Civil Rights in the American West

A new book chronicles one man’s quest for a Black state.

Book cover of "Black Moses" by Caleb Gayle with subtitle about ambition and the fight for a Black state.

In Black Moses: A Saga of Ambition and the Fight for a Black State (Riverhead, $33), journalist and Northeastern University professor Caleb Gayle, M.B.A.-M.P.P. ’19, tells the story of African American leader Edward McCabe. The businessman and rising political star tried to found a state for Black people in the wake of the American Civil War and Reconstruction. And he nearly succeeded. The passage below, adapted by the author from the book’s penultimate chapter, gives a sense of what McCabe was up against.
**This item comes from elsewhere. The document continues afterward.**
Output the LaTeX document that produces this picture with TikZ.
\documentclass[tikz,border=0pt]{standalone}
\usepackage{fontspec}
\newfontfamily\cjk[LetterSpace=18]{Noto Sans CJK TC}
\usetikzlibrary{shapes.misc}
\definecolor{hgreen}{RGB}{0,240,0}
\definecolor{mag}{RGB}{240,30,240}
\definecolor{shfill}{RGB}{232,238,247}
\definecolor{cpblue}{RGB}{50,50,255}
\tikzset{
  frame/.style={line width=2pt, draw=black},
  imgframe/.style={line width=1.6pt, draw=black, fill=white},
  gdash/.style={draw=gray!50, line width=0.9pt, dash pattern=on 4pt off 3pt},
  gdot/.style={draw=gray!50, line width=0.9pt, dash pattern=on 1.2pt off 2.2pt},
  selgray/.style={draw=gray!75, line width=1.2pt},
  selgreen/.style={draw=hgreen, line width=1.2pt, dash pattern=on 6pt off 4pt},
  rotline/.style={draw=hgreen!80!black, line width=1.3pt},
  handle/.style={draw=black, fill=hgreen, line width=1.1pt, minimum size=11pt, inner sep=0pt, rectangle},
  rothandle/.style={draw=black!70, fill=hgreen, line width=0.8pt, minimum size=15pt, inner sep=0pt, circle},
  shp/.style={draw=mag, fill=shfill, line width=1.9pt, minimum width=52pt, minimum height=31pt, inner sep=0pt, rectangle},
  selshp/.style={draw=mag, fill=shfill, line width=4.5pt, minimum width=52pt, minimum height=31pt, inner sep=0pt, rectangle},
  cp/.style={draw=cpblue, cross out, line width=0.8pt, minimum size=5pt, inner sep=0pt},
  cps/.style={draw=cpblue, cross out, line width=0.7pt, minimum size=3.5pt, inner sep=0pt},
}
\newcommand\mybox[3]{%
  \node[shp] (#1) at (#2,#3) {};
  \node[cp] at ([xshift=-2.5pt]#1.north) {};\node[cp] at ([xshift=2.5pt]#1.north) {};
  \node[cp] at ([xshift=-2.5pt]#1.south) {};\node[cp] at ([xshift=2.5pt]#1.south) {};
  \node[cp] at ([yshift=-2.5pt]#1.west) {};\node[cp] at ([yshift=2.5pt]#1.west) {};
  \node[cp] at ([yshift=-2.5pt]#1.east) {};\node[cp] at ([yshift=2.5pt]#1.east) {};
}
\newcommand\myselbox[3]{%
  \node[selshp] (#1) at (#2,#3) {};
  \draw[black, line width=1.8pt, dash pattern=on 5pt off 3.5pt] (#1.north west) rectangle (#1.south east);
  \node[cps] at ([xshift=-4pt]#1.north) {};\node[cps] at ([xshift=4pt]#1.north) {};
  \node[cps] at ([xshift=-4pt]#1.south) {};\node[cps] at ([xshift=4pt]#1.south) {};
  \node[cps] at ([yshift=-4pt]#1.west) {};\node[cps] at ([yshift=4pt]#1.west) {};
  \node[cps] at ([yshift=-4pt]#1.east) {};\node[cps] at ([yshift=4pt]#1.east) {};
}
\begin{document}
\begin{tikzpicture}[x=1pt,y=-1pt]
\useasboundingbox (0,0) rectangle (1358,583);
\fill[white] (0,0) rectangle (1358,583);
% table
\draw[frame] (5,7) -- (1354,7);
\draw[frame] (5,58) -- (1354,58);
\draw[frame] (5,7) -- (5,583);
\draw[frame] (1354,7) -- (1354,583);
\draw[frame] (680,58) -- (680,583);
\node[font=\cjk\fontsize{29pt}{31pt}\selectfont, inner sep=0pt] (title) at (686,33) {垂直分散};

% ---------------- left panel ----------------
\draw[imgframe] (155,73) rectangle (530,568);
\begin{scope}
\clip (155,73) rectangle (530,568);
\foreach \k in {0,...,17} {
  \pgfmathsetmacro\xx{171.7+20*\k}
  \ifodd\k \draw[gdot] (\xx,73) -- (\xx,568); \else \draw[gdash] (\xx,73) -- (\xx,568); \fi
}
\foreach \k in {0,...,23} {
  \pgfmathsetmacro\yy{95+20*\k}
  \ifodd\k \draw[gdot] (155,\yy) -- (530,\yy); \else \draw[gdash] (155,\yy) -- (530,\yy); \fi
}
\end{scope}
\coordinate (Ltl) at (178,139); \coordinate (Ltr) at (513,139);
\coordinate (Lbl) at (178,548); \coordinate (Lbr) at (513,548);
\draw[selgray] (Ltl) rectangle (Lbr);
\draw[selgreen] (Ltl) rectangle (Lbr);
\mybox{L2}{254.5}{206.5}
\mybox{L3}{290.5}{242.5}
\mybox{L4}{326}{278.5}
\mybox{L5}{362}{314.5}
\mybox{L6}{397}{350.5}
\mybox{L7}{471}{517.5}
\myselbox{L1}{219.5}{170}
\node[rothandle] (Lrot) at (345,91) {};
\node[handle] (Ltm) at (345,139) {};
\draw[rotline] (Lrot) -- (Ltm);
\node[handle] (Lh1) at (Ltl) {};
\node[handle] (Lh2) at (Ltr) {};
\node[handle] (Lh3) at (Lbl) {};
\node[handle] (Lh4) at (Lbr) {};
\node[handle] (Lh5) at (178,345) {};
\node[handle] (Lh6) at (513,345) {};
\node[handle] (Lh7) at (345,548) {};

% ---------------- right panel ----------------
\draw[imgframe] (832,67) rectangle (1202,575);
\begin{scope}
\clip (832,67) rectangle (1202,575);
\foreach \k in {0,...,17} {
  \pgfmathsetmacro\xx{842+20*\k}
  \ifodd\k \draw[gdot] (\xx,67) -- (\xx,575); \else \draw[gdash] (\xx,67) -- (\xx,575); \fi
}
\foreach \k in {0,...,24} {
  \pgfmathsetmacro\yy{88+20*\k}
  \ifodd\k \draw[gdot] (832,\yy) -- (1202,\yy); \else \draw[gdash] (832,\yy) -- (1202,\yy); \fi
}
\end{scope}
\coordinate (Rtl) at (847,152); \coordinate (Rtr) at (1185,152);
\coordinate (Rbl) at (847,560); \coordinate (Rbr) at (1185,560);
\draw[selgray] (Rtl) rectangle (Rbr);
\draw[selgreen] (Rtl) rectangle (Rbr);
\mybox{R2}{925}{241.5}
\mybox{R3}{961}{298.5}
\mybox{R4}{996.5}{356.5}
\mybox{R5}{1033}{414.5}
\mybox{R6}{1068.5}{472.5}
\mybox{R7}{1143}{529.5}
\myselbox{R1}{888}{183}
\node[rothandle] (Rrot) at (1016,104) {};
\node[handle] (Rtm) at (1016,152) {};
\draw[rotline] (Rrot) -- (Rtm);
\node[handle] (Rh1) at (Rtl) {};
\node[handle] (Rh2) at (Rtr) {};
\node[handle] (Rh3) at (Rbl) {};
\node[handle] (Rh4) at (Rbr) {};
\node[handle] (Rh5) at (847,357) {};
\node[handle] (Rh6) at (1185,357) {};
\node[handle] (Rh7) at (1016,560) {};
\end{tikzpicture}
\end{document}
Public memory of civil rights lawsuits often centers on the South, overlooking the ways Black ambition collided with legal limits in the American West. But a closer look at one Oklahoma lawsuit—filed by a once-powerful Black political figure—reveals just how early and deliberately the law worked to shut that ambition down.

Edward McCabe
Edward McCabe | PHOTOGRAPH IN THE PUBLIC DOMAIN

By the 1910s, Edward McCabe—once the most influential Black political figure in the Oklahoma Territory—had seen his grand vision of a Black-governed Oklahoma unravel. But if political ambition was no longer a viable path, McCabe found a new battleground: the courts. In his final act of public resistance, he filed suit against the Atchison, Topeka & Santa Fe Railway Company—a case that would reach the U.S. Supreme Court and spotlight the limits of equality under the law.
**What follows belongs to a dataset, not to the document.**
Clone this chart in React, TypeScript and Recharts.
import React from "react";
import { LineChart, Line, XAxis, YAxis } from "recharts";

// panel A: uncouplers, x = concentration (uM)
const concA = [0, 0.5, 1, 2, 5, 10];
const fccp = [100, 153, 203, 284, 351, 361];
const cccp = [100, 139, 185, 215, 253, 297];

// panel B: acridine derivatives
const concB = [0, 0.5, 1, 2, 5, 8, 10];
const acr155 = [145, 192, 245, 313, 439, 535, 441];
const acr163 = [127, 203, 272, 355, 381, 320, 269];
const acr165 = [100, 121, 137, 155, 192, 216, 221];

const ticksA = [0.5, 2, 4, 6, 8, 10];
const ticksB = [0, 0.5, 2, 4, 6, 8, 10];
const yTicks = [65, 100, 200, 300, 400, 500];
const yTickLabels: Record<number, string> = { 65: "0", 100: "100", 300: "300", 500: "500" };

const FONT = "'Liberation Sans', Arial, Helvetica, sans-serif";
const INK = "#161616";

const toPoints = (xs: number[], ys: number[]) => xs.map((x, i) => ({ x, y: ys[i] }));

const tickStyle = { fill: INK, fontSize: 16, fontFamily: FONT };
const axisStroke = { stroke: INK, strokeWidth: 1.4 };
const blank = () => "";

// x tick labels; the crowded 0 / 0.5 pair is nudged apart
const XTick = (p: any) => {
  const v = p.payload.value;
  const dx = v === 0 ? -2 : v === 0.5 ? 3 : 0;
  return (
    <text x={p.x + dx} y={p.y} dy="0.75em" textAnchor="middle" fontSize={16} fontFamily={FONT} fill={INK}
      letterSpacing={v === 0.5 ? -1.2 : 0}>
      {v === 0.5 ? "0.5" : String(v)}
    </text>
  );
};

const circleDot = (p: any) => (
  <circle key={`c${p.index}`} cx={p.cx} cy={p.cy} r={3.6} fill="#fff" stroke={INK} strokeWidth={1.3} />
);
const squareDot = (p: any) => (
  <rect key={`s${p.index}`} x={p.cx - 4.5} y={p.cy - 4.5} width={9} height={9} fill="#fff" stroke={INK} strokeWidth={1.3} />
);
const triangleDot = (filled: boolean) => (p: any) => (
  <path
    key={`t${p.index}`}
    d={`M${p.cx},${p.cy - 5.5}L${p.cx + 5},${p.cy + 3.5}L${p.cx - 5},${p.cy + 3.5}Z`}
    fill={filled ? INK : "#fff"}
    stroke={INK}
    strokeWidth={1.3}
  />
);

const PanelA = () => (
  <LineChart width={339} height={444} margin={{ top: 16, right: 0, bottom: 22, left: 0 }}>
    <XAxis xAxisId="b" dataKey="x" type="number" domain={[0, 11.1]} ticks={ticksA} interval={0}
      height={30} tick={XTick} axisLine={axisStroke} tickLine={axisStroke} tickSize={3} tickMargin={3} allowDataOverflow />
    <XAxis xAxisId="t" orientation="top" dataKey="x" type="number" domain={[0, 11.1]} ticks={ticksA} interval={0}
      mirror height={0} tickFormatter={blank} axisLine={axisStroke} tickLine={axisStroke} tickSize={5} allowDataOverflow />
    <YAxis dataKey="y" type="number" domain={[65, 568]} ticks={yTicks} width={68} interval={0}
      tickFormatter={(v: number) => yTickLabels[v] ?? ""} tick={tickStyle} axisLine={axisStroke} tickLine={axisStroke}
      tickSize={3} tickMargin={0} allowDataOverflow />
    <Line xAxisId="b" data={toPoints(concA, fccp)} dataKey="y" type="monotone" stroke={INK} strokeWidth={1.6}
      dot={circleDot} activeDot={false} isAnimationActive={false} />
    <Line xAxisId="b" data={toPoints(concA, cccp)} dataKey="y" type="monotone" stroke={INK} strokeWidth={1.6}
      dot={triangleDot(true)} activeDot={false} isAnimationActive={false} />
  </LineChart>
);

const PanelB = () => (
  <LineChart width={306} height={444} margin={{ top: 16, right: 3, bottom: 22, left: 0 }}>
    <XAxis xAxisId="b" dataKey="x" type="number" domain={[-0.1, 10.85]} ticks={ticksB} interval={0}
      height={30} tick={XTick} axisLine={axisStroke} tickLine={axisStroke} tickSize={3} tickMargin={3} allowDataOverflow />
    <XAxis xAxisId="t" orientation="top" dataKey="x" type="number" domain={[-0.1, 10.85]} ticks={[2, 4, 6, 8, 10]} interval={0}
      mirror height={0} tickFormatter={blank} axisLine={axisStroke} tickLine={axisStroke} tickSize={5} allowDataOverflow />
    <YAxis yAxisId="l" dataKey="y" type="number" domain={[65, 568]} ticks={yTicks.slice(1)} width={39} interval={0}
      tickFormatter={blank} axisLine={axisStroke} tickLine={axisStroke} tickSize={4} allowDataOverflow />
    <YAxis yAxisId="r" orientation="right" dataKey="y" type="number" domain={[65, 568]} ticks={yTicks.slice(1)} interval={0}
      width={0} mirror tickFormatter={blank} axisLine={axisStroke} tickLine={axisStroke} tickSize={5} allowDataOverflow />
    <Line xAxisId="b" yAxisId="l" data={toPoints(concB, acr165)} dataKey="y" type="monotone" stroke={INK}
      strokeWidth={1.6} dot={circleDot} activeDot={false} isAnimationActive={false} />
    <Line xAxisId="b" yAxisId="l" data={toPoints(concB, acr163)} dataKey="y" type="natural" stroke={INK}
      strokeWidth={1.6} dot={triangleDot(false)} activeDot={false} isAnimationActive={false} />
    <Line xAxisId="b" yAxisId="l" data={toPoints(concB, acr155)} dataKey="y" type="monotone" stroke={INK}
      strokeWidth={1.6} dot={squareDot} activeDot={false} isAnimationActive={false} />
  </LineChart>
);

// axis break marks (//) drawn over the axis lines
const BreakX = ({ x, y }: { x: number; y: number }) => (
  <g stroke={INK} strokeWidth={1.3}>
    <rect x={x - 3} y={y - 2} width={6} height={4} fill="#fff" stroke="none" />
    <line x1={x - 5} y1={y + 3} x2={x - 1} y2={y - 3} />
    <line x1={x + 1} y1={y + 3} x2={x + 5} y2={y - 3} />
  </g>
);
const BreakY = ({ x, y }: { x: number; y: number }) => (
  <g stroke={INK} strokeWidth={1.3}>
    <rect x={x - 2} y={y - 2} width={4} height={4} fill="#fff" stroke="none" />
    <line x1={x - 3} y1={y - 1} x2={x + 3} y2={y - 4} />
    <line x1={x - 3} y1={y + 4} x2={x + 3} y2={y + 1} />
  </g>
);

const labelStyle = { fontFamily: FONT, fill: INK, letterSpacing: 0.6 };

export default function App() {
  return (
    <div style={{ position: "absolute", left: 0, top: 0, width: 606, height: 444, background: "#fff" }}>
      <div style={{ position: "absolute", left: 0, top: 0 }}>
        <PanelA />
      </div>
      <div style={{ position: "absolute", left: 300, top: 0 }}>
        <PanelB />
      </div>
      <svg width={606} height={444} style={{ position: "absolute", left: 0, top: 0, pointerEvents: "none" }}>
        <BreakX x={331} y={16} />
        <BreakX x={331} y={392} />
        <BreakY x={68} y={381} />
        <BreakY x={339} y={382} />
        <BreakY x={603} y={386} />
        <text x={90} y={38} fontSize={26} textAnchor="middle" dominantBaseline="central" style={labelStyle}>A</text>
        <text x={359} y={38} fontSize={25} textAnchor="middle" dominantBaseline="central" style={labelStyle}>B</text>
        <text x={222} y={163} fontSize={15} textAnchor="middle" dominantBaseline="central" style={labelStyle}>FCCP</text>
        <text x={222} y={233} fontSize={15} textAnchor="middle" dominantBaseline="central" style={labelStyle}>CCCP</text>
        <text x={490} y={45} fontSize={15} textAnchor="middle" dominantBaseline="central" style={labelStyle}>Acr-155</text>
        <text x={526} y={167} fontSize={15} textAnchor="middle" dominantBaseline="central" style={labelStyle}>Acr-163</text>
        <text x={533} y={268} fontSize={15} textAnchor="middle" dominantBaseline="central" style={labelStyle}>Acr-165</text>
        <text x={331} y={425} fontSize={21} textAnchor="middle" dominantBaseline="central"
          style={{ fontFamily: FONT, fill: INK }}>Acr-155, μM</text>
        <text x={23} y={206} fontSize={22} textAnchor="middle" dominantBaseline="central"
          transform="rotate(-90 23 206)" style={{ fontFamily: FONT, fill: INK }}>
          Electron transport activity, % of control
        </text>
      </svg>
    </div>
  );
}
The injustice was both symbolic and structural.

The very first law passed by Oklahoma’s newly formed legislature mandated racially segregated train cars. It was more than policy—it was priority. While white passengers were guaranteed quality accommodations, Black passengers who purchased the same tickets were frequently denied comparable service in the “Negro Cars.” McCabe had recruited thousands of Black people to Oklahoma who experienced this disparity firsthand. He brought suit in his own name, arguing that the company’s refusal to provide equivalent first-class cars for Black travelers violated both Oklahoma’s Separate Coach Law and the Equal Protection Clause of the Fourteenth Amendment.

Despite losing in lower courts, McCabe pushed forward. In 1914, McCabe v. Atchison, Topeka & Santa Fe Railway Co. reached the U.S. Supreme Court. He no longer held political office; his former newspaper was collecting dust; and his finances were dwindling. What he had was a name on a lawsuit that dared to test whether “separate” would ever be meaningfully equal.

But the Supreme Court didn’t rule in McCabe’s favor because he had not personally been denied service, and the Court declined to weigh in on the law’s application. In doing so, it sidestepped the deeper issue at the heart of McCabe’s claim: that discrimination was not merely a hypothetical—it was a pattern hiding behind technicality.

Still, by bringing the case forward, McCabe exposed something foundational about Oklahoma’s—and the American West’s—new identity. The state’s first legislative act had not been to build a school, fund a bridge, or extend the vote. It had been to codify separation—to declare, from day one, who this state was for.

This lawsuit would be McCabe’s final major public act. He would not found another all-Black town or hold another office. But in placing his name before the highest court in the land, he insisted that Black citizens had not given up on equal treatment—even if the legal system seemed determined to defer that possibility to someone else, some other day.

Sometimes, the last stones a man turns over are the ones that reveal just how much of him still refuses to be buried.